Sunday, Sept. 1 saw a 21 percent jump in attendees and Labor Day followed closely behind with a 15 percent increase. McDermott says that Sunday also set a new single-day attendance record since the fair's move to GI with over 71,000 people passing through the gates.
Officials also broke down attendance geography: 61 percent of visitors came from central Nebraska. Omaha and Lincoln numbers were up slightly from 2012 to 17 percent.
The fair board says they're pleased with the fair and survey results from fairgoers that gave overall enjoyment a 4.4 out of 5.
"93.4 percent said they would recommend it to their family and friends, that really means a lot to us," says Jana Kruger, Board Chair. "It really says that we're on the right track by keeping agriculture first and making our event one that the entire family feels comfortable coming to."
As vendors like GROW Nebraska packed up on Tuesday they say they noticed lower sales this year, but says overall totals for them have been double what they were seeing when the fair was in Lincoln.
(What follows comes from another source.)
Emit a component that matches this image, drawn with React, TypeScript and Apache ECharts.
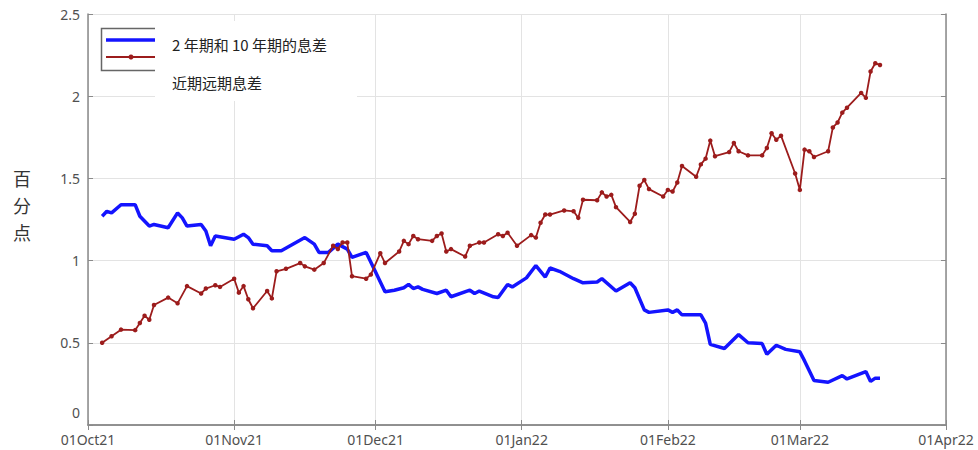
import React, { useEffect, useRef } from "react";
import * as echarts from "echarts";

const xTickLabels = ["01Oct21", "01Nov21", "01Dec21", "01Jan22", "01Feb22", "01Mar22", "01Apr22"];
const yTickLabels = ["0", "0.5", "1", "1.5", "2", "2.5"];

const spreadDates2s10s = [
  "2021-10-04", "2021-10-05", "2021-10-06", "2021-10-08", "2021-10-11", "2021-10-12", "2021-10-14", "2021-10-15",
  "2021-10-18", "2021-10-20", "2021-10-21", "2021-10-22", "2021-10-25", "2021-10-26", "2021-10-27", "2021-10-28",
  "2021-11-01", "2021-11-03", "2021-11-04", "2021-11-05", "2021-11-08", "2021-11-09", "2021-11-11", "2021-11-16",
  "2021-11-18", "2021-11-19", "2021-11-21", "2021-11-23", "2021-11-25", "2021-11-26", "2021-11-29", "2021-12-01",
  "2021-12-03", "2021-12-05", "2021-12-07", "2021-12-08", "2021-12-09", "2021-12-10", "2021-12-11", "2021-12-14",
  "2021-12-16", "2021-12-17", "2021-12-21", "2021-12-22", "2021-12-23", "2021-12-26", "2021-12-27", "2021-12-29",
  "2021-12-30", "2022-01-02", "2022-01-04", "2022-01-06", "2022-01-07", "2022-01-09", "2022-01-12", "2022-01-14",
  "2022-01-17", "2022-01-18", "2022-01-21", "2022-01-24", "2022-01-25", "2022-01-27", "2022-01-28", "2022-02-01",
  "2022-02-02", "2022-02-03", "2022-02-04", "2022-02-08", "2022-02-09", "2022-02-10", "2022-02-13", "2022-02-16",
  "2022-02-18", "2022-02-21", "2022-02-22", "2022-02-24", "2022-02-26", "2022-03-01", "2022-03-02", "2022-03-04",
  "2022-03-07", "2022-03-10", "2022-03-11", "2022-03-15", "2022-03-16", "2022-03-17", "2022-03-18",
];
const spreadValues2s10s = [
  1.27, 1.30, 1.29, 1.34, 1.34, 1.27, 1.21, 1.22,
  1.20, 1.29, 1.26, 1.21, 1.22, 1.18, 1.09, 1.15,
  1.13, 1.16, 1.14, 1.10, 1.09, 1.06, 1.06, 1.14,
  1.10, 1.05, 1.05, 1.10, 1.07, 1.02, 1.05, 0.93,
  0.81, 0.82, 0.835, 0.855, 0.83, 0.84, 0.825, 0.80,
  0.82, 0.78, 0.82, 0.80, 0.815, 0.78, 0.775, 0.855,
  0.84, 0.895, 0.97, 0.90, 0.955, 0.935, 0.89, 0.865,
  0.87, 0.89, 0.815, 0.865, 0.835, 0.70, 0.685, 0.70,
  0.685, 0.70, 0.67, 0.67, 0.62, 0.49, 0.465, 0.55,
  0.50, 0.495, 0.43, 0.485, 0.46, 0.445, 0.39, 0.27,
  0.26, 0.30, 0.28, 0.325, 0.265, 0.285, 0.285,
];

const spreadDatesNearTerm = [
  "2021-10-04", "2021-10-06", "2021-10-08", "2021-10-11", "2021-10-12", "2021-10-13", "2021-10-14", "2021-10-15",
  "2021-10-18", "2021-10-20", "2021-10-22", "2021-10-25", "2021-10-26", "2021-10-28", "2021-10-29", "2021-11-01",
  "2021-11-02", "2021-11-03", "2021-11-04", "2021-11-05", "2021-11-08", "2021-11-09", "2021-11-10", "2021-11-12",
  "2021-11-15", "2021-11-16", "2021-11-18", "2021-11-20", "2021-11-22", "2021-11-23", "2021-11-24", "2021-11-25",
  "2021-11-26", "2021-11-29", "2021-11-30", "2021-12-02", "2021-12-03", "2021-12-06", "2021-12-07", "2021-12-08",
  "2021-12-09", "2021-12-10", "2021-12-13", "2021-12-14", "2021-12-15", "2021-12-16", "2021-12-17", "2021-12-20",
  "2021-12-21", "2021-12-23", "2021-12-24", "2021-12-27", "2021-12-28", "2021-12-29", "2021-12-31", "2022-01-03",
  "2022-01-04", "2022-01-05", "2022-01-06", "2022-01-07", "2022-01-10", "2022-01-12", "2022-01-13", "2022-01-14",
  "2022-01-17", "2022-01-18", "2022-01-19", "2022-01-20", "2022-01-21", "2022-01-24", "2022-01-25", "2022-01-26",
  "2022-01-27", "2022-01-28", "2022-01-31", "2022-02-01", "2022-02-02", "2022-02-03", "2022-02-04", "2022-02-07",
  "2022-02-08", "2022-02-09", "2022-02-10", "2022-02-11", "2022-02-14", "2022-02-15", "2022-02-16", "2022-02-18",
  "2022-02-21", "2022-02-22", "2022-02-23", "2022-02-24", "2022-02-25", "2022-02-28", "2022-03-01", "2022-03-02",
  "2022-03-03", "2022-03-04", "2022-03-07", "2022-03-08", "2022-03-09", "2022-03-10", "2022-03-11", "2022-03-14",
  "2022-03-15", "2022-03-16", "2022-03-17", "2022-03-18",
];
const spreadValuesNearTerm = [
  0.50, 0.54, 0.58, 0.577, 0.62, 0.665, 0.64, 0.73,
  0.775, 0.74, 0.845, 0.80, 0.83, 0.85, 0.84, 0.89,
  0.805, 0.845, 0.765, 0.71, 0.815, 0.77, 0.935, 0.95,
  0.985, 0.965, 0.945, 0.985, 1.09, 1.07, 1.11, 1.11,
  0.905, 0.89, 0.915, 1.045, 0.985, 1.055, 1.12, 1.10,
  1.15, 1.13, 1.12, 1.15, 1.165, 1.055, 1.07, 1.025,
  1.09, 1.11, 1.11, 1.16, 1.15, 1.17, 1.09, 1.155,
  1.14, 1.23, 1.28, 1.28, 1.305, 1.30, 1.26, 1.37,
  1.367, 1.415, 1.39, 1.40, 1.325, 1.235, 1.285, 1.455,
  1.49, 1.435, 1.39, 1.43, 1.42, 1.475, 1.575, 1.51,
  1.585, 1.62, 1.73, 1.635, 1.66, 1.715, 1.665, 1.64,
  1.64, 1.685, 1.775, 1.735, 1.76, 1.53, 1.43, 1.675,
  1.665, 1.63, 1.665, 1.81, 1.84, 1.90, 1.93, 2.02,
  1.99, 2.15, 2.20, 2.19,
];

const seriesNames = ["2 年期和 10 年期的息差", "近期远期息差"];
const yAxisTitle = "百分点";

const MONTHS = ["Jan", "Feb", "Mar", "Apr", "May", "Jun", "Jul", "Aug", "Sep", "Oct", "Nov", "Dec"];
function fmtDate(v: number): string {
  const d = new Date(v);
  const dd = String(d.getDate()).padStart(2, "0");
  const yy = String(d.getFullYear() % 100).padStart(2, "0");
  return dd + MONTHS[d.getMonth()] + yy;
}

export default function App() {
  const ref = useRef<HTMLDivElement>(null);
  useEffect(() => {
    if (!ref.current) return;
    const chart = echarts.init(ref.current, null, { renderer: "svg" });
    const xMin = new Date(2021, 9, 1).getTime();
    const xMax = new Date(2022, 3, 1).getTime();
    const labelSet = new Set(xTickLabels);
    const axisGray = "#8a8a8a";
    const labelColor = "#505050";
    const font = "'Noto Sans', 'Open Sans', sans-serif";
    const cjk = "'Noto Sans CJK SC', sans-serif";
    const blueData = spreadDates2s10s.map((d, i) => [d, spreadValues2s10s[i]]);
    const redData = spreadDatesNearTerm.map((d, i) => [d, spreadValuesNearTerm[i]]);

    const titleChars = yAxisTitle.split("").map((ch, i) => ({
      type: "text",
      left: 13,
      top: 169 + i * 27,
      style: { text: ch, font: "18px " + cjk, fill: "#333" },
    }));

    chart.setOption({
      animation: false,
      backgroundColor: "#ffffff",
      grid: { left: 88, right: 32, top: 14, bottom: 25, show: false },
      xAxis: [
        {
          type: "time",
          min: xMin,
          max: xMax,
          splitNumber: 6,
          axisLine: { show: true, lineStyle: { color: axisGray, width: 1.5 } },
          axisTick: { show: true, inside: true, length: 5, lineStyle: { color: axisGray } },
          axisLabel: {
            color: labelColor,
            fontSize: 14,
            fontFamily: font,
            margin: 7,
            showMinLabel: true,
            showMaxLabel: true,
            hideOverlap: false,
            formatter: (v: number) => {
              const s = fmtDate(v);
              return labelSet.has(s) ? s : "";
            },
          },
          splitLine: { show: true, lineStyle: { color: "#e3e3e3", width: 1 } },
        },
        {
          type: "time",
          position: "top",
          min: xMin,
          max: xMax,
          splitNumber: 6,
          axisLine: { show: true, lineStyle: { color: axisGray, width: 1.5 } },
          axisTick: { show: true, inside: true, length: 5, lineStyle: { color: axisGray } },
          axisLabel: { show: false },
          splitLine: { show: false },
        },
      ],
      yAxis: [
        {
          type: "value",
          min: 0,
          max: 2.5,
          interval: 0.5,
          axisLine: { show: true, lineStyle: { color: axisGray, width: 1.5 } },
          axisTick: { show: true, inside: true, length: 5, lineStyle: { color: axisGray } },
          axisLabel: {
            color: labelColor,
            fontSize: 14,
            fontFamily: font,
            margin: 8,
            formatter: (v: number) => {
              const s = String(v);
              if (!yTickLabels.includes(s)) return "";
              return s === "0" ? "{z|" + s + "}" : s;
            },
            rich: {
              z: { color: labelColor, fontSize: 14, fontFamily: font, padding: [0, 0, 26, 0] },
            },
          },
          splitLine: { show: true, lineStyle: { color: "#e3e3e3", width: 1 } },
        },
        {
          type: "value",
          position: "right",
          min: 0,
          max: 2.5,
          interval: 0.5,
          axisLine: { show: true, lineStyle: { color: axisGray, width: 1.5 } },
          axisTick: { show: true, inside: true, length: 5, lineStyle: { color: axisGray } },
          axisLabel: { show: false },
          splitLine: { show: false },
        },
      ],
      series: [
        {
          name: seriesNames[0],
          type: "line",
          xAxisIndex: 0,
          yAxisIndex: 0,
          data: blueData,
          showSymbol: false,
          symbol: "none",
          lineStyle: { color: "#1414ff", width: 3.5 },
          itemStyle: { color: "#1414ff" },
          z: 3,
        },
        {
          name: seriesNames[1],
          type: "line",
          xAxisIndex: 0,
          yAxisIndex: 0,
          data: redData,
          symbol: "circle",
          symbolSize: 4.5,
          showSymbol: true,
          lineStyle: { color: "#9c1c1c", width: 1.8 },
          itemStyle: { color: "#9c1c1c" },
          z: 4,
        },
      ],
      graphic: [
        ...titleChars,
        {
          type: "rect",
          shape: { x: 101.5, y: 28.5, width: 70, height: 42 },
          style: { fill: "#ffffff", stroke: "#666", lineWidth: 1.5 },
          z: 100,
        },
        {
          type: "rect",
          shape: { x: 155, y: 21, width: 202, height: 80 },
          style: { fill: "#ffffff" },
          z: 101,
        },
        {
          type: "line",
          shape: { x1: 106, y1: 40, x2: 155, y2: 40 },
          style: { stroke: "#1414ff", lineWidth: 3.5 },
          z: 102,
        },
        {
          type: "line",
          shape: { x1: 106, y1: 57, x2: 155, y2: 57 },
          style: { stroke: "#9c1c1c", lineWidth: 1.8 },
          z: 102,
        },
        {
          type: "circle",
          shape: { cx: 131, cy: 57, r: 2.5 },
          style: { fill: "#9c1c1c" },
          z: 103,
        },
        {
          type: "text",
          left: 172,
          top: 37,
          style: { text: seriesNames[0], font: "15px " + cjk, fill: "#222" },
          z: 103,
        },
        {
          type: "text",
          left: 172,
          top: 75,
          style: { text: seriesNames[1], font: "15px " + cjk, fill: "#222" },
          z: 103,
        },
      ],
    });
    return () => chart.dispose();
  }, []);
  return (
    <div
      ref={ref}
      style={{ position: "fixed", left: 0, top: 0, width: 978, height: 450, background: "#fff" }}
    />
  );
}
"We didn't reach what our sales expectations were, but as far as last year's sales we weren't down that much," says GROW Nebraska CEO Janell Anderson Ehrke. "We've been fortunate, every year since we've been involved with the Nebraska State Fair our sales have gone up, so this is the first year it hasn't."
Now Kruger says their focus will be on 2014.
"[Every day of the fair] we talk about what happened the day before and we look at what's happening on the present day but the word[s] 'next year' [are] always in the air and we're always thinking ahead, wondering how we can improve," she says.
The board plans to look ahead even farther by working on a 5-10 Year Building Plan at their meeting next month.